Rabu, 02 Mei 2018

Evaluasi Hari Pendidikan Nasional Dari Rakyat


Kita tidak bisa mengesampingkan peran Ki Hajar Dewantara yang telah membuat grand design pendidikan di Indonesia, oleh sebab itu sebagai bentuk apresiasi atas jasanya pada setiap tanggal 2 Mei diperingatilah Hari Pendidikan Nasional. Dalam bentuk ceremony Hari Pendidikan Nasional atau HARDIKNAS selama bertahun-tahun mampu membendung hasrat para pendidik Indonesia untuk melakukan evaluasi besar-besaran terhadap dunia pendidikan Indonesia, namun jika berbicara konteks implementasi maka tujuan yang didambakan tertinggal jauh dengan apa yang dirayakan oleh masyarakat. Banyak faktor yang mempengaruhi mandeknya pendidikan di Indonesia, kalau-pun harus disebutkan kompleksitasnya cukup mengkhawatirkan. Sederhananya, ragam aktor yang memainkan peran pendidikan tidak sesuai dengan posisinya dan berdampak pada ketimpangan dalam menjalakan implementasi di lapangan.


Sumber : 1CAK.COM
Dalam presepsi para pendidik, keseriusan memperjuangkan pendidikan yang lebih baik sudah terlihat dari munculnya guru muda yang inspiratif dan inovatif. Hanya saja, jika menilik realitas yang terjadi di setiap lembaga yang berbasis pendidikan maka tak jarang gerakan inovatif ini terbentur oleh aturan konvesional.

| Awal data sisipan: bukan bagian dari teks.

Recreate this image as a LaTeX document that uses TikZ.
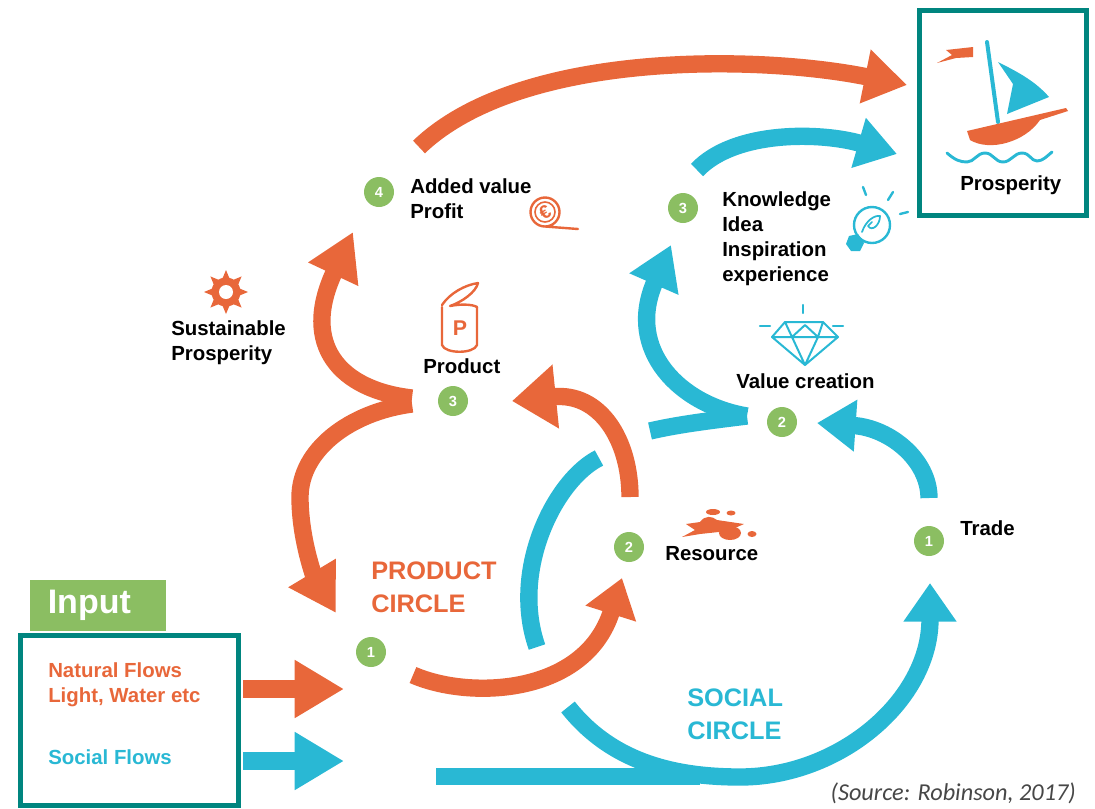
\documentclass[tikz,border=0pt]{standalone}
\usepackage{fontspec}
\setmainfont{Liberation Sans}
\newfontfamily\sourcefont{Carlito}
\usetikzlibrary{arrows.meta}
\definecolor{flowred}{RGB}{232,103,58}
\definecolor{flowblue}{RGB}{41,184,212}
\definecolor{stepgreen}{RGB}{139,190,98}
\definecolor{frameteal}{RGB}{0,133,127}
\tikzset{
  stepdot/.style={circle,fill=stepgreen,text=white,minimum size=22.5pt,inner sep=0pt,font=\bfseries\fontsize{11}{11}\selectfont},
  lbl/.style={anchor=north west,inner sep=0pt,align=left,font=\bfseries\fontsize{15.3}{18.9}\selectfont},
  circlelbl/.style={anchor=north west,inner sep=0pt,align=left,font=\bfseries\fontsize{19}{24.6}\selectfont},
  framebox/.style={draw=frameteal,line width=3.75pt,inner sep=0pt},
  redflow/.style 2 args={draw=flowred,line width=13pt,-{Triangle[length=#1pt,width=#2pt,fill=flowred]}},
  blueflow/.style 2 args={draw=flowblue,line width=13pt,-{Triangle[length=#1pt,width=#2pt,fill=flowblue]}},
  bluetail/.style={draw=flowblue,line width=13pt},
  iconred/.style={draw=flowred,line width=1.8pt,line join=round,line cap=round},
  iconblue/.style={draw=flowblue,line width=1.8pt,line join=round,line cap=round},
}
\begin{document}
\begin{tikzpicture}[x=0.75pt,y=0.75pt,yscale=-1,xscale=1]
\useasboundingbox (0,0) rectangle (1095,808);

% Frames
\node (inputtag) [fill=stepgreen,minimum width=102pt,minimum height=38pt,inner sep=0pt,text=white,font=\bfseries\fontsize{25.5}{25.5}\selectfont] at (98,605.5) {\hspace*{-13pt}Input};
\node (inputbox) [framebox,minimum width=163.5pt,minimum height=127.5pt] at (129.5,720.5) {};
\node (goalbox) [framebox,minimum width=125pt,minimum height=153.5pt] at (1003,113) {};

% Step Node
\node (adddot) [stepdot] at (379,192) {4};
\node (proddot) [stepdot] at (453,401) {3};
\node (resdot) [stepdot] at (629,547) {2};
\node (startdot) [stepdot] at (371,652) {1};
\node (knowdot) [stepdot] at (683,208) {3};
\node (valuedot) [stepdot] at (782,422) {2};
\node (tradedot) [stepdot] at (929,541) {1};

% Text Node
\node (addtext) [lbl] at (410,178) {Added value\\Profit};
\node (knowtext) [lbl] at (722,191) {Knowledge\\Idea\\Inspiration\\experience};
\node (sustext) [lbl] at (171,320) {Sustainable\\Prosperity};
\node (prodtext) [lbl] at (423,358) {Product};
\node (valuetext) [lbl] at (736,373) {Value creation};
\node (restext) [lbl] at (665,546) {Resource};
\node (tradetext) [lbl] at (960,520) {Trade};
\node (goaltext) [lbl] at (960,175) {Prosperity};
\node (prodcircle) [circlelbl,text=flowred] at (371,562) {PRODUCT\\CIRCLE};
\node (soccircle) [circlelbl,text=flowblue] at (687,689) {SOCIAL\\CIRCLE};
\node (natural) [lbl,text=flowred] at (48,662) {Natural Flows\\Light, Water etc};
\node (social) [lbl,text=flowblue] at (48,749) {Social Flows};
\node (source) [anchor=east,inner sep=0pt,text=black!72,font=\sourcefont\itshape\fontsize{18.2}{18.2}\selectfont] at (1076,793) {(Source: Robinson, 2017)};

% Connection ends
\coordinate (addout) at (419,147);
\coordinate (goalin) at (907,85);
\coordinate (knowout) at (697,170);
\coordinate (goalinb) at (897,154);
\coordinate (prodleft) at (412,398);
\coordinate (prodleftb) at (412,404);
\coordinate (addin) at (353,232);
\coordinate (startin) at (336,613);
\coordinate (resup) at (630,497);
\coordinate (prodin) at (512,401);
\coordinate (startout) at (413,675);
\coordinate (resin) at (622,578);
\coordinate (naturalout) at (243,689);
\coordinate (naturalin) at (344,689);
\coordinate (socialout) at (243,761);
\coordinate (socialin) at (344,761);
\coordinate (longout) at (436,776.5);
\coordinate (longjoin) at (700,776.5);
\coordinate (socstart) at (568,707);
\coordinate (tradein) at (930,583);
\coordinate (arcend) at (537,647);
\coordinate (arcstart) at (599,458);
\coordinate (valueleft) at (650,431);
\coordinate (valuein) at (747,416);
\coordinate (knowin) at (671,245);
\coordinate (tradeup) at (929,498);
\coordinate (valueright) at (817,423);

% Connection
\draw [redflow={32}{39}] (addout) .. controls (520,50) and (760,55) .. (goalin);
\draw [blueflow={30}{37}] (knowout) .. controls (735,130) and (821,132) .. (goalinb);
\draw [redflow={35}{39}] (prodleft) .. controls (340,390) and (300,345) .. (addin);
\draw [redflow={35}{39}] (prodleftb) .. controls (350,412) and (300,450) .. (300,497) .. controls (300,540) and (315,578) .. (startin);
\draw [redflow={33}{46}] (resup) .. controls (630,440) and (600,392) .. (prodin);
\draw [redflow={28}{38}] (startout) .. controls (470,700) and (585,695) .. (resin);
\draw [redflow={37}{41}] (naturalout) -- (naturalin);
\draw [blueflow={37}{41}] (socialout) -- (socialin);
\draw [bluetail] (longout) -- (longjoin);
\draw [blueflow={29}{38}] (socstart) .. controls (610,760) and (670,777) .. (740,777) .. controls (840,777) and (930,700) .. (tradein);
\draw [bluetail] (arcstart) .. controls (555,480) and (510,570) .. (arcend);
\draw [bluetail] (valueleft) .. controls (680,424) and (715,420) .. (valuein);
\draw [blueflow={32}{38}] (valuein) .. controls (680,405) and (625,350) .. (knowin);
\draw [blueflow={29}{37}] (tradeup) .. controls (929,460) and (890,428) .. (valueright);

% Boat
\fill [flowred] (946,50) -- (973,47) -- (973,57) -- (956,58) -- (937,63) -- (952,55) -- cycle;
\draw [iconblue,line width=3pt] (987,42) -- (998,122);
\fill [flowblue] (998,62) .. controls (1020,73) and (1036,82) .. (1049,97) -- (1007,114) -- (1013,84) -- cycle;
\fill [flowred] (967,131) -- (1066,108) -- (1068,111) -- (1040,120) .. controls (1025,142) and (990,152) .. (970,140) -- cycle;
\draw [iconblue,line width=2.2pt] (947,153) .. controls (955,160) and (960,162) .. (967,162) .. controls (974,162) and (977,153) .. (985,153) .. controls (993,153) and (995,162) .. (1003,162) .. controls (1011,162) and (1014,153) .. (1022,153) .. controls (1030,153) and (1031,161) .. (1037,161) .. controls (1043,161) and (1047,156) .. (1052,152);

% Flower
\foreach \a in {0,45,...,315}
  \fill [flowred,rotate around={\a:(226,292)}] (221,282) -- (226,270) -- (231,282) -- cycle;
\fill [flowred] (226,292) circle [radius=14.5];
\fill [white] (226,292) circle [radius=7];

% Can
\draw [iconred] (442,307) -- (442,345) .. controls (445,354) and (474,354) .. (477,345) -- (477,307);
\draw [iconred] (442,305) .. controls (450,293) and (465,285) .. (478,283) .. controls (476,292) and (462,302) .. (450,306) .. controls (460,304) and (472,304) .. (477,307);
\node (canletter) [text=flowred,inner sep=0pt,font=\bfseries\fontsize{16}{16}\selectfont] at (460,328) {P};

% Coin
\draw [iconred] (578,229) -- (545,226.5) arc [start angle=90,end angle=450,radius=14.5];
\draw [iconred,line width=1.2pt] (545,212) circle [radius=10];
\node (cointext) [text=flowred,inner sep=0pt,rotate=30,font=\bfseries\fontsize{14}{14}\selectfont] at (545,212) {€};

% Gem
\draw [iconblue,line width=1.5pt] (785,322) -- (823,322) -- (838,337) -- (805,365) -- (772,337) -- cycle (772,337) -- (838,337) (792,337) -- (805,365) -- (818,337) -- (805,325) -- cycle (785,322) -- (792,337) (823,322) -- (818,337);
\draw [iconblue] (803,305) -- (803,313) (760,326) -- (770,326) (833,326) -- (843,326);

% Bulb
\draw [iconblue] (872,225) circle [radius=18];
\draw [iconblue,line width=1.3pt] (862,232) .. controls (866,220) and (875,215) .. (880,216) .. controls (880,225) and (872,232) .. (868,226) -- (872,222);
\fill [flowblue] (849,236) -- (858,234) -- (864,243) -- (860,251) -- (851,251) -- (846,244) -- cycle;
\draw [iconblue] (863,187) -- (866,195) (893,192) -- (888,200) (908,212) -- (900,214);

% Spill
\fill [flowred] (682,537) -- (695,530) -- (686,524) -- (700,522) .. controls (705,515) and (712,516) .. (717,520) -- (744,524) -- (728,531) -- (700,534) -- cycle;
\fill [flowred] (730,533) ellipse [x radius=11,y radius=7];
\fill [flowred] (713,512) ellipse [x radius=7,y radius=3];
\fill [flowred] (731,513) ellipse [x radius=4.5,y radius=2.5];
\fill [flowred] (752,534) ellipse [x radius=4.5,y radius=3];

\end{tikzpicture}
\end{document}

Perlu diakui bahwasanya apa yang dicetus oleh Ki Hajar Deantara membutuhkan gerakan aktualisasi, terutama dari segi struktural. Dalam hal ini, bukan maksud penulis merasa memiliki kemampuan lebih dalam memenjerial pendidikan. Hanya saja sebagai masyarakat, gerakan inovatif baru dirasa hanya terpaku dalam tataran pengembangan teknologi benda bukan pemikiran. Sebagai salah satu contoh, kita dapat melihat keputusan Menteri Pendidikan mengenai Rencana Pelaksanaan Pembeajaran ( RPP ) yang harus sesuai dengan abad 21, dimana konsesntrasi yang diberlakukan tidak menyentuh bagaimana manusianya melakukan hal tersebut. Secara explisit hal ini menurut para sosiolog adalah keadaan dimana masyarakat mengalami Culture Lag atau ketimpangan budaya. Sehingga dalam pandangan W.F. Ogburn bahwa pertumbuhan kebudayaan tidak selalu sama cepatnya secara keseluruhan, ada bagian yang tumbuh dengan lambat. Analisanya yiatu, RPP abad 21 yang kita anggap sebagai budaya materil tertinggal jauh dengan budaya non-materialnya dan budaya itu adalah pemikiran para pelaksana RPP tersebut. Namun, dilihat dari bagian yang lain sudah jelas bahwa secara pribadi kita bisa memahami pendidikan dari level analisa yang dipaparkan di atas. Membutuhkan kajian mendalam tentang pelurusn pendidikan, sehingga hasil yang didapatkan-pun terverifikatif.

Selanjutnya, bagian yang harus diperhatikan adalah dampak yang terjadi. Terdapat penurunan kualitas terutama disektor karakter pendidikan, sejujurnya sudah dicanang oleh Presiden pertama Sokarno mengenai pembangunan karakter bangsa. Hanya kembali pada point awal kita, bahwa pendidikan tersebut terlalu sibuk menggodok sisi adminitratif dan cara mengembangkan pendidik yang normatif, sehingga masyarakat tak paham cara menggunakan administrasi tersebut sebagai senjata pembangunan karakter pemuda. Alhasil, pemusatan struktural kita akan terus berputar pada lingkaran pembenahan retorika di dalam administrasi tersebut. 

Pada akhirnya pembangunan pendidikan di Hari Pendidikan Nasional yang dirasa oleh siswa-siswi nusantara hanya-lah utopia pendidikan. Semua tergantung pada pilihan para pragmatisme yang sesuai dengan pandangan nilai konservatif. Tetapi, bukan berati sisi kelam yang dilihat tak akan menimbulkan sebuah lentera baru di dunia pendidikan. Hal tersebut akan terjadi jika kita berani membentuk sebuah hegemoni baru dalam pendidikan, tanpa sebuah intrik politik dan pesanan politik kepada para aktor pendidik. Maka insyallah, kebangkitan peradaban Indonesia akan maju dalam segala sektor andai buah pemikiran anak-anak yang cerdas di negeri ini dapat kita selamatkan.